## Data provided

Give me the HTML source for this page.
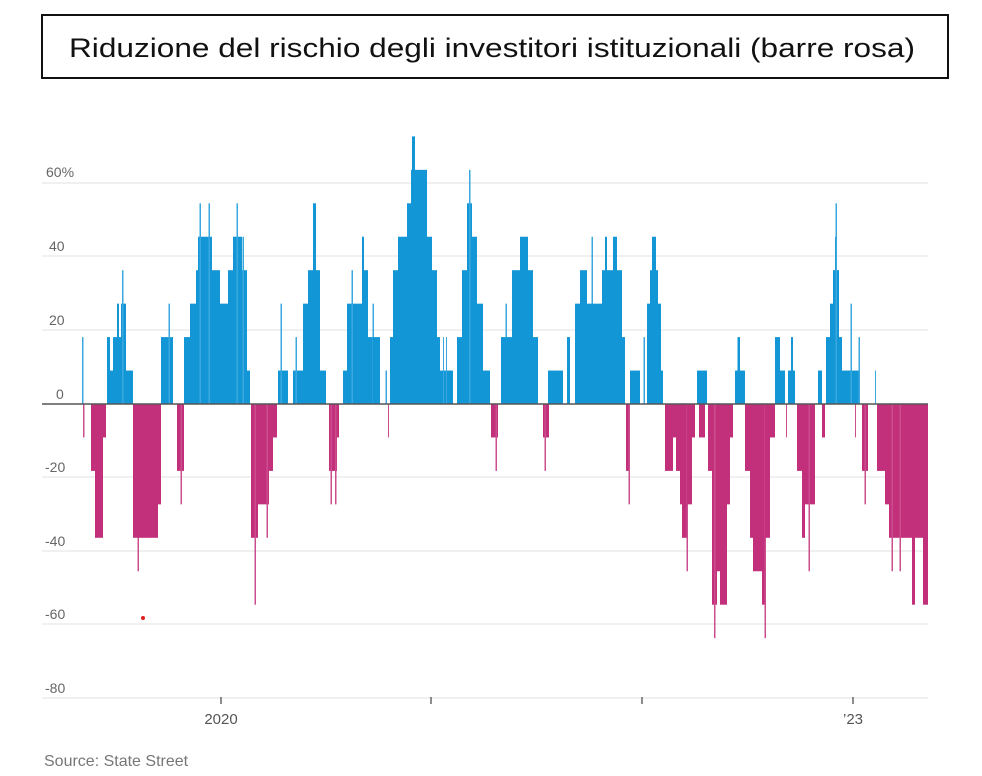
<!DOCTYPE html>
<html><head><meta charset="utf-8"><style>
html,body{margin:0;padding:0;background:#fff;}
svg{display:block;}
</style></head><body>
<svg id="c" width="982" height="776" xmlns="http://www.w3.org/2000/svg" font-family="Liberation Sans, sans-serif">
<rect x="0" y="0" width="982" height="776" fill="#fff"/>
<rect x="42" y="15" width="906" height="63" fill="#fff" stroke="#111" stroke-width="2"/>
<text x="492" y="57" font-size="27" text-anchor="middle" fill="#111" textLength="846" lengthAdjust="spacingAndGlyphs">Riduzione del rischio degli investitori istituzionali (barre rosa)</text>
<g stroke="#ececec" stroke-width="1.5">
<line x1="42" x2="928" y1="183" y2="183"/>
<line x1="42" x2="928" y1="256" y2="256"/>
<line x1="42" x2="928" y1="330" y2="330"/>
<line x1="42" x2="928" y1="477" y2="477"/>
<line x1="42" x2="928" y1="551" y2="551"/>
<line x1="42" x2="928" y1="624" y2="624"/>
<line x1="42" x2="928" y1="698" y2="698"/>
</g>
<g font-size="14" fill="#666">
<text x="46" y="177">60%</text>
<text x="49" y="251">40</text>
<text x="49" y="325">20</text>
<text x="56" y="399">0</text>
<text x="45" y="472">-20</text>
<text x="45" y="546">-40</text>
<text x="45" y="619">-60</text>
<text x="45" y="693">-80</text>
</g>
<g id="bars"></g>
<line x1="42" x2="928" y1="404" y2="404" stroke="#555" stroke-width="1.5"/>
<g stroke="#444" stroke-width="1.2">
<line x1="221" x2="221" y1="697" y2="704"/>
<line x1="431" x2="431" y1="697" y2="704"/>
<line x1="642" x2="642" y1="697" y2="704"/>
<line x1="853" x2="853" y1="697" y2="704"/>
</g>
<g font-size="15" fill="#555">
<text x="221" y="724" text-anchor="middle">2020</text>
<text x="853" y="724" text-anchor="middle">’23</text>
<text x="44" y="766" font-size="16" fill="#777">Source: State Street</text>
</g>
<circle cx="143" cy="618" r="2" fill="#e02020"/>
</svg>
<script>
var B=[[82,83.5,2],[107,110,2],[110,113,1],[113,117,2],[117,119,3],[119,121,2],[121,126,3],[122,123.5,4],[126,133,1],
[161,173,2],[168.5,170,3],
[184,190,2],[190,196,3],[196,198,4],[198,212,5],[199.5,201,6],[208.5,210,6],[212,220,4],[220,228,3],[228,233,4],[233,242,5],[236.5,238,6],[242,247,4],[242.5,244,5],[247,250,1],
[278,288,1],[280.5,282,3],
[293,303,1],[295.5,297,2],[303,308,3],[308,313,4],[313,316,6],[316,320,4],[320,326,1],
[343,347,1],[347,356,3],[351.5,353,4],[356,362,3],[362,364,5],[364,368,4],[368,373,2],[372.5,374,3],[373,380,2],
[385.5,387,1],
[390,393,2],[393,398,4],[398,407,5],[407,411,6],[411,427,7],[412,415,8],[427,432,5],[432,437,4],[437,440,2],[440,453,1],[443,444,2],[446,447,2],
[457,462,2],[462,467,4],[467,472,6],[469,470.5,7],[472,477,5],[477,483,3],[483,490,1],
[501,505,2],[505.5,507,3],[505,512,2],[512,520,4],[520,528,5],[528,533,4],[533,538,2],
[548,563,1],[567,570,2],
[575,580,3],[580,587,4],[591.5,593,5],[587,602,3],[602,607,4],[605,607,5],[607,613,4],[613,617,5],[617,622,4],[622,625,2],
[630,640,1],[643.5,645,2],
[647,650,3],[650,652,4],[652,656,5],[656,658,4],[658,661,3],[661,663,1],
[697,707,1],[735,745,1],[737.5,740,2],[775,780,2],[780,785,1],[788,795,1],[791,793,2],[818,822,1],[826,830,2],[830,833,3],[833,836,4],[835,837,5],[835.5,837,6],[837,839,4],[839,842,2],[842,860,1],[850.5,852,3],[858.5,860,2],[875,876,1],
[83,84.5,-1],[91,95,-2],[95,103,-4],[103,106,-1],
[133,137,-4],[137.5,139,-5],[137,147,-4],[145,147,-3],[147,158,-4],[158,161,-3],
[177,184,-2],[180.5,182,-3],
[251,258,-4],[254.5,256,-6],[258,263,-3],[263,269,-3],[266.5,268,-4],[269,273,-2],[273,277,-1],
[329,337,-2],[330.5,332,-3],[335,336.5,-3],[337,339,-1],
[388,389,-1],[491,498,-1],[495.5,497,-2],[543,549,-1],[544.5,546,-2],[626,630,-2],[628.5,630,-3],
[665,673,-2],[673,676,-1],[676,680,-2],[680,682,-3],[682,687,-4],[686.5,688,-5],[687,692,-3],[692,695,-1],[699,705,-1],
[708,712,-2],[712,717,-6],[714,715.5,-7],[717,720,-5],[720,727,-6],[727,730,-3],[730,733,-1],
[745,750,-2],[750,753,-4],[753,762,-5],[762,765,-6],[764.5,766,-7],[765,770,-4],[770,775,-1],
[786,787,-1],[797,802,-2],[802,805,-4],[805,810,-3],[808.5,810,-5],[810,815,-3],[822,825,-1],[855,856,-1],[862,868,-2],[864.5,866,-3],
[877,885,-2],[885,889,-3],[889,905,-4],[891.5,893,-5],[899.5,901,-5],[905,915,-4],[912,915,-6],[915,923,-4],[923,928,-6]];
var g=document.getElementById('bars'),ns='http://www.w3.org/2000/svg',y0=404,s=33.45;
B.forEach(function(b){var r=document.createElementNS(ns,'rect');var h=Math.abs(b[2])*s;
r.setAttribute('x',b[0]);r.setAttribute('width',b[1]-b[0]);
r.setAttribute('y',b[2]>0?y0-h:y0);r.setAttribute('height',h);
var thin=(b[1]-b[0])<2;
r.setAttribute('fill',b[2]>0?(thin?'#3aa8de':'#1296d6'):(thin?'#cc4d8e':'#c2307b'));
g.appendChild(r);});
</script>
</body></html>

## Short task
Quote the data exactly, leaving every image out of the copy.

## The solution
Give me the HTML source for this page.
<!DOCTYPE html>
<html><head><meta charset="utf-8"><style>
html,body{margin:0;padding:0;background:#fff;}
svg{display:block;}
</style></head><body>
<svg id="c" width="982" height="776" xmlns="http://www.w3.org/2000/svg" font-family="Liberation Sans, sans-serif">
<rect x="0" y="0" width="982" height="776" fill="#fff"/>
<rect x="42" y="15" width="906" height="63" fill="#fff" stroke="#111" stroke-width="2"/>
<text x="492" y="57" font-size="27" text-anchor="middle" fill="#111" textLength="846" lengthAdjust="spacingAndGlyphs">Riduzione del rischio degli investitori istituzionali (barre rosa)</text>
<g stroke="#ececec" stroke-width="1.5">
<line x1="42" x2="928" y1="183" y2="183"/>
<line x1="42" x2="928" y1="256" y2="256"/>
<line x1="42" x2="928" y1="330" y2="330"/>
<line x1="42" x2="928" y1="477" y2="477"/>
<line x1="42" x2="928" y1="551" y2="551"/>
<line x1="42" x2="928" y1="624" y2="624"/>
<line x1="42" x2="928" y1="698" y2="698"/>
</g>
<g font-size="14" fill="#666">
<text x="46" y="177">60%</text>
<text x="49" y="251">40</text>
<text x="49" y="325">20</text>
<text x="56" y="399">0</text>
<text x="45" y="472">-20</text>
<text x="45" y="546">-40</text>
<text x="45" y="619">-60</text>
<text x="45" y="693">-80</text>
</g>
<g id="bars"></g>
<line x1="42" x2="928" y1="404" y2="404" stroke="#555" stroke-width="1.5"/>
<g stroke="#444" stroke-width="1.2">
<line x1="221" x2="221" y1="697" y2="704"/>
<line x1="431" x2="431" y1="697" y2="704"/>
<line x1="642" x2="642" y1="697" y2="704"/>
<line x1="853" x2="853" y1="697" y2="704"/>
</g>
<g font-size="15" fill="#555">
<text x="221" y="724" text-anchor="middle">2020</text>
<text x="853" y="724" text-anchor="middle">’23</text>
<text x="44" y="766" font-size="16" fill="#777">Source: State Street</text>
</g>
<circle cx="143" cy="618" r="2" fill="#e02020"/>
</svg>
<script>
var B=[[82,83.5,2],[107,110,2],[110,113,1],[113,117,2],[117,119,3],[119,121,2],[121,126,3],[122,123.5,4],[126,133,1],
[161,173,2],[168.5,170,3],
[184,190,2],[190,196,3],[196,198,4],[198,212,5],[199.5,201,6],[208.5,210,6],[212,220,4],[220,228,3],[228,233,4],[233,242,5],[236.5,238,6],[242,247,4],[242.5,244,5],[247,250,1],
[278,288,1],[280.5,282,3],
[293,303,1],[295.5,297,2],[303,308,3],[308,313,4],[313,316,6],[316,320,4],[320,326,1],
[343,347,1],[347,356,3],[351.5,353,4],[356,362,3],[362,364,5],[364,368,4],[368,373,2],[372.5,374,3],[373,380,2],
[385.5,387,1],
[390,393,2],[393,398,4],[398,407,5],[407,411,6],[411,427,7],[412,415,8],[427,432,5],[432,437,4],[437,440,2],[440,453,1],[443,444,2],[446,447,2],
[457,462,2],[462,467,4],[467,472,6],[469,470.5,7],[472,477,5],[477,483,3],[483,490,1],
[501,505,2],[505.5,507,3],[505,512,2],[512,520,4],[520,528,5],[528,533,4],[533,538,2],
[548,563,1],[567,570,2],
[575,580,3],[580,587,4],[591.5,593,5],[587,602,3],[602,607,4],[605,607,5],[607,613,4],[613,617,5],[617,622,4],[622,625,2],
[630,640,1],[643.5,645,2],
[647,650,3],[650,652,4],[652,656,5],[656,658,4],[658,661,3],[661,663,1],
[697,707,1],[735,745,1],[737.5,740,2],[775,780,2],[780,785,1],[788,795,1],[791,793,2],[818,822,1],[826,830,2],[830,833,3],[833,836,4],[835,837,5],[835.5,837,6],[837,839,4],[839,842,2],[842,860,1],[850.5,852,3],[858.5,860,2],[875,876,1],
[83,84.5,-1],[91,95,-2],[95,103,-4],[103,106,-1],
[133,137,-4],[137.5,139,-5],[137,147,-4],[145,147,-3],[147,158,-4],[158,161,-3],
[177,184,-2],[180.5,182,-3],
[251,258,-4],[254.5,256,-6],[258,263,-3],[263,269,-3],[266.5,268,-4],[269,273,-2],[273,277,-1],
[329,337,-2],[330.5,332,-3],[335,336.5,-3],[337,339,-1],
[388,389,-1],[491,498,-1],[495.5,497,-2],[543,549,-1],[544.5,546,-2],[626,630,-2],[628.5,630,-3],
[665,673,-2],[673,676,-1],[676,680,-2],[680,682,-3],[682,687,-4],[686.5,688,-5],[687,692,-3],[692,695,-1],[699,705,-1],
[708,712,-2],[712,717,-6],[714,715.5,-7],[717,720,-5],[720,727,-6],[727,730,-3],[730,733,-1],
[745,750,-2],[750,753,-4],[753,762,-5],[762,765,-6],[764.5,766,-7],[765,770,-4],[770,775,-1],
[786,787,-1],[797,802,-2],[802,805,-4],[805,810,-3],[808.5,810,-5],[810,815,-3],[822,825,-1],[855,856,-1],[862,868,-2],[864.5,866,-3],
[877,885,-2],[885,889,-3],[889,905,-4],[891.5,893,-5],[899.5,901,-5],[905,915,-4],[912,915,-6],[915,923,-4],[923,928,-6]];
var g=document.getElementById('bars'),ns='http://www.w3.org/2000/svg',y0=404,s=33.45;
B.forEach(function(b){var r=document.createElementNS(ns,'rect');var h=Math.abs(b[2])*s;
r.setAttribute('x',b[0]);r.setAttribute('width',b[1]-b[0]);
r.setAttribute('y',b[2]>0?y0-h:y0);r.setAttribute('height',h);
var thin=(b[1]-b[0])<2;
r.setAttribute('fill',b[2]>0?(thin?'#3aa8de':'#1296d6'):(thin?'#cc4d8e':'#c2307b'));
g.appendChild(r);});
</script>
</body></html>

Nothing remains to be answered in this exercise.